Quelle serait la solution qui conviendrait à l’Azerbaïdjan en utilisant de façon efficace le mécanisme de l’OTSC ?
Apparemment, Pashinyan a trouvé une solution. C’est devenu une habitude pour le Premier ministre arménien de consulter le président russe Vladimir Poutine sur des problèmes aigus. Cette consultation a été engagée avant le début du sommet à Erevan. Les paroles de soutien du dirigeant russe expliquent très probablement l’attitude de Nikol Pashinyan. De toute évidence, aucun des pays de l’OTSC n’est intéressé à affaiblir l’alliance défensive eurasienne. L’Arménie a besoin d’aide, mais cela ne doit pas se faire au détriment des relations avec l’Azerbaïdjan. Alors, il n’y a qu’une seule issue : essayer diplomatiquement et avec précaution de faire fondre la glace dans les relations entre Bakou et Erevan. Mais pas uniquement à partir des positions de la seule Russie, mais de l’ensemble des membres de l’OTSC et de toute leur hauteur. Et c’est exactement ce à quoi aspire Pashinyan. Le ton diplomatique de Pashinyan, étonnamment retenu envers Bakou, confirme l’intention des Arméniens de sécuriser leur pays, mais pas au détriment des intérêts de la partie azerbaïdjanaise.

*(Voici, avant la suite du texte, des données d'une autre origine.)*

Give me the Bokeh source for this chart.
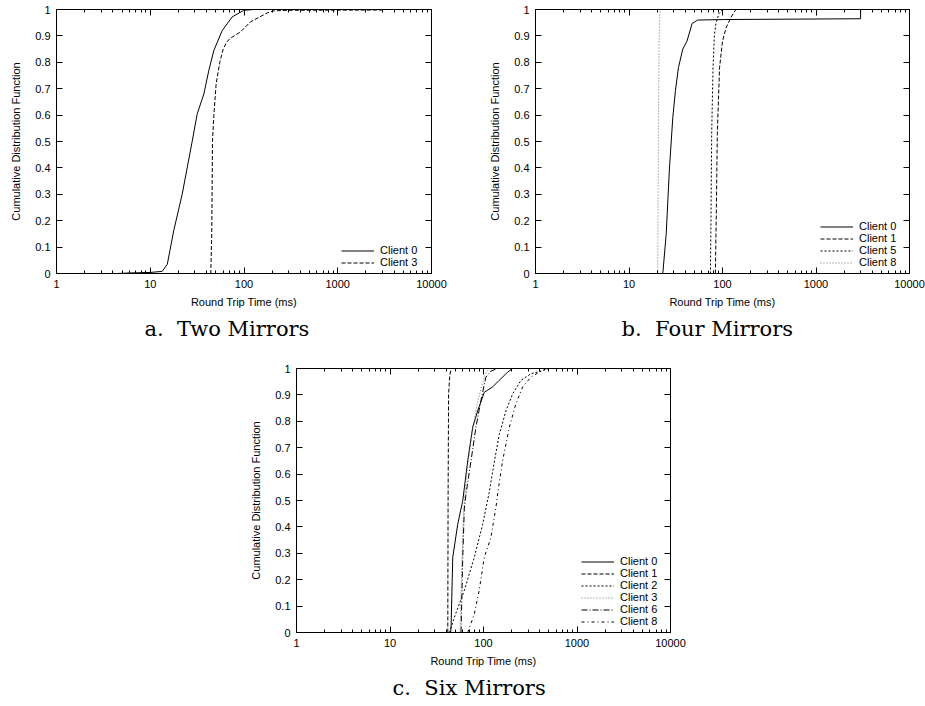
from bokeh.plotting import figure
from bokeh.models import Range1d, FixedTicker, LogAxis, LinearAxis, Legend, LegendItem, Spacer
from bokeh.layouts import row, column
from bokeh.embed import file_html
from bokeh.resources import INLINE

# ---------------- data ----------------
X_TICKS = [1, 10, 100, 1000, 10000]
X_TICK_LABELS = ["1", "10", "100", "1000", "10000"]
Y_TICKS = [0, 0.1, 0.2, 0.3, 0.4, 0.5, 0.6, 0.7, 0.8, 0.9, 1]
Y_TICK_LABELS = ["0", "0.1", "0.2", "0.3", "0.4", "0.5", "0.6", "0.7", "0.8", "0.9", "1"]
X_LABEL = "Round Trip Time (ms)"
Y_LABEL = "Cumulative Distribution Function"

# a. Two Mirrors
A_C0_X = [4.5, 6, 10, 13.4, 15.2, 17.8, 21.9, 28, 31.7, 37.3, 42.2, 47.7, 58.5, 74.8, 99.6, 127, 3000]
A_C0_Y = [0, 0.002, 0.004, 0.008, 0.035, 0.162, 0.30, 0.50, 0.605, 0.68, 0.77, 0.845, 0.92, 0.972, 0.997, 1.0, 1.0]
A_C3_X = [10, 44.2, 45.3, 46.1, 47.7, 50.5, 55.2, 60, 65, 70.6, 91.8, 117, 177, 208, 300, 3000, 3100]
A_C3_Y = [0, 0, 0.15, 0.5, 0.6, 0.72, 0.8, 0.85, 0.875, 0.89, 0.915, 0.953, 0.987, 0.995, 0.997, 0.998, 1.0]

# b. Four Mirrors
B_C0_X = [23.0, 25, 27.1, 29.4, 31.4, 33.8, 37.6, 41.7, 47.3, 54.3, 104.6, 3000, 3000]
B_C0_Y = [0, 0.15, 0.40, 0.59, 0.694, 0.78, 0.85, 0.88, 0.947, 0.96, 0.962, 0.965, 1.0]
B_C1_X = [83.9, 86, 88, 93, 100, 109, 123, 139, 3000]
B_C1_Y = [0, 0.25, 0.53, 0.78, 0.88, 0.93, 0.97, 1.0, 1.0]
B_C5_X = [74.3, 75.5, 76.6, 79.2, 81.8, 85.2, 92, 100, 2000]
B_C5_Y = [0, 0.25, 0.53, 0.78, 0.9, 0.95, 0.985, 1.0, 1.0]
B_C8_X = [20.3, 20.6, 21.0, 21.5, 1500]
B_C8_Y = [0, 0.5, 0.9, 1.0, 1.0]

# c. Six Mirrors
C_C0_X = [44.5, 45, 46.9, 53, 60, 67.8, 76.7, 86.7, 102, 125, 147, 181, 204, 2000]
C_C0_Y = [0, 0.02, 0.285, 0.41, 0.5, 0.65, 0.778, 0.84, 0.91, 0.93, 0.955, 0.986, 1.0, 1.0]
C_C1_X = [41.5, 41.8, 42.3, 43.5, 45, 2000]
C_C1_Y = [0, 0.5, 0.9, 0.97, 1.0, 1.0]
C_C2_X = [43.2, 48.9, 62.4, 79.8, 98, 115, 131, 147.5, 174, 205, 251, 321, 410, 500, 2000]
C_C2_Y = [0, 0.058, 0.16, 0.285, 0.41, 0.53, 0.65, 0.75, 0.84, 0.904, 0.955, 0.98, 0.99, 1.0, 1.0]
C_C3_X = [56, 58, 61, 66, 75, 85, 95, 105, 115, 2000]
C_C3_Y = [0, 0.2, 0.45, 0.6, 0.75, 0.86, 0.93, 0.98, 1.0, 1.0]
C_C6_X = [57.5, 60, 62.4, 65, 73.5, 83, 94, 106, 120, 141, 2000]
C_C6_Y = [0, 0.285, 0.47, 0.525, 0.65, 0.778, 0.88, 0.967, 0.99, 1.0, 1.0]
C_C8_X = [67.8, 79.8, 90, 102, 120, 136, 141.6, 160, 189, 222, 262, 321, 394, 470, 2000]
C_C8_Y = [0, 0.07, 0.16, 0.285, 0.36, 0.475, 0.525, 0.65, 0.778, 0.866, 0.93, 0.967, 0.986, 1.0, 1.0]

# ---------------- styles ----------------
STYLE = {
    "solid": dict(line_color="black", line_dash="solid"),
    "dash": dict(line_color="black", line_dash="4 2"),
    "shortdash": dict(line_color="black", line_dash="2 2"),
    "dot": dict(line_color="#6e6e6e", line_dash="1 2"),
    "dashdot": dict(line_color="black", line_dash="6 2 1 2"),
    "dashdotdot": dict(line_color="black", line_dash="3 3 1 3"),
}

SANS = "Liberation Sans"
X_MINOR = [m * d for d in [1, 10, 100, 1000] for m in range(2, 10)]


def style_axis(ax, labels=True):
    ax.axis_line_color = "black"
    ax.axis_line_width = 1
    ax.major_tick_line_color = "black"
    ax.minor_tick_line_color = "black"
    ax.major_tick_in = 6
    ax.major_tick_out = 0
    ax.minor_tick_in = 3
    ax.minor_tick_out = 0
    if labels:
        ax.major_label_text_font = SANS
        ax.major_label_text_font_size = "11px"
        ax.major_label_text_color = "black"
        ax.major_label_standoff = 6
        ax.axis_label_text_font = SANS
        ax.axis_label_text_font_size = "11px"
        ax.axis_label_text_font_style = "normal"
        ax.axis_label_text_color = "black"
        ax.axis_label_standoff = 5
    else:
        ax.major_label_text_font_size = "1px"
        ax.major_label_standoff = 0


def make_panel(caption, series, width, height, bl, br, bt, bb, legend_xy, cap_offset):
    p = figure(width=width, height=height, x_axis_type="log",
               x_range=Range1d(1, 10000), y_range=Range1d(0, 1),
               output_backend="svg", toolbar_location=None,
               title=caption, title_location="below",
               min_border_left=bl, min_border_right=br,
               min_border_top=bt, min_border_bottom=bb)
    p.grid.visible = False
    p.outline_line_color = "black"
    p.outline_line_width = 1
    p.background_fill_color = "white"
    p.border_fill_color = "white"

    xt = FixedTicker(ticks=X_TICKS, minor_ticks=X_MINOR)
    yt = FixedTicker(ticks=Y_TICKS, minor_ticks=[])
    xa = p.xaxis[0]
    xa.ticker = xt
    xa.major_label_overrides = dict(zip(X_TICKS, X_TICK_LABELS))
    xa.axis_label = X_LABEL
    style_axis(xa)
    ya = p.yaxis[0]
    ya.ticker = yt
    ya.major_label_overrides = dict(zip(Y_TICKS, Y_TICK_LABELS))
    ya.axis_label = Y_LABEL
    style_axis(ya)
    ya.axis_label_standoff = 10

    top = LogAxis(ticker=xt, major_label_overrides={t: "" for t in X_TICKS})
    style_axis(top, labels=False)
    p.add_layout(top, "above")
    right = LinearAxis(ticker=yt, major_label_overrides={t: "" for t in Y_TICKS})
    style_axis(right, labels=False)
    p.add_layout(right, "right")

    items = []
    for name, xs, ys, st in series:
        r = p.line(xs, ys, line_width=1, **STYLE[st])
        items.append(LegendItem(label=name, renderers=[r]))
    leg = Legend(items=items, location=legend_xy)
    leg.background_fill_alpha = 0
    leg.border_line_alpha = 0
    leg.label_text_font = SANS
    leg.label_text_font_size = "11px"
    leg.label_text_color = "black"
    leg.glyph_width = 33
    leg.glyph_height = 11
    leg.label_height = 11
    leg.spacing = 0
    leg.padding = 0
    leg.margin = 0
    leg.label_standoff = 6
    p.add_layout(leg)

    p.title.text_font = "DejaVu Serif"
    p.title.text_font_size = "21px"
    p.title.text_font_style = "normal"
    p.title.text_color = "black"
    p.title.align = "left"
    p.title.offset = cap_offset
    p.title.standoff = 9
    return p


pa = make_panel("a.\u00a0 Two Mirrors", [
    ("Client 0", A_C0_X, A_C0_Y, "solid"),
    ("Client 3", A_C3_X, A_C3_Y, "dash"),
], 486, 350, 56, 55, 9, 77, (285, 5), 88)

pb = make_panel("b.\u00a0 Four Mirrors", [
    ("Client 0", B_C0_X, B_C0_Y, "solid"),
    ("Client 1", B_C1_X, B_C1_Y, "dash"),
    ("Client 5", B_C5_X, B_C5_Y, "shortdash"),
    ("Client 8", B_C8_X, B_C8_Y, "dot"),
], 439, 350, 48, 16, 9, 77, (285, 5), 86)

pc = make_panel("c.\u00a0 Six Mirrors", [
    ("Client 0", C_C0_X, C_C0_Y, "solid"),
    ("Client 1", C_C1_X, C_C1_Y, "dash"),
    ("Client 2", C_C2_X, C_C2_Y, "shortdash"),
    ("Client 3", C_C3_X, C_C3_Y, "dot"),
    ("Client 6", C_C6_X, C_C6_Y, "dashdot"),
    ("Client 8", C_C8_X, C_C8_Y, "dashdotdot"),
], 453, 356, 48, 30, 18, 74, (285, 5), 96)

layout = column(row(pa, pb), row(Spacer(width=247, height=356), pc))

open("out.html", "w").write(file_html(layout, INLINE))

Inutile de dire que les chefs des Etats membres de l’OTSC sont parfaitement conscients que la voie diplomatique rehaussera l’autorité de l’Organisation, en démontrant sa cohésion et son unité d’approche, même si les casques bleus de l’OTSC sont déployés le long de la frontière arméno-azerbaïdjanaise. Cette option, soit dit en passant, devrait également convenir à Ilham Aliyev. Ce dernier est en effet irrité par la mission française de maintien de la paix sous le drapeau de l’OSCE, une mission au cours de laquelle les violations du régime de cessez-le-feu se sont multipliées à plusieurs reprises à la frontière des deux républiques en conflit.
Alors, Pashinyan détruit-il le mécanisme de la sécurité eurasienne, ou contribue-t-il à rétablir l’ordre si nécessaire, pour l’union de la défense de son pays et de ses amis ?
[1] : C’est une alliance politico-militaire, créée en 1992 par cinq anciennes républiques soviétiques et la Russie.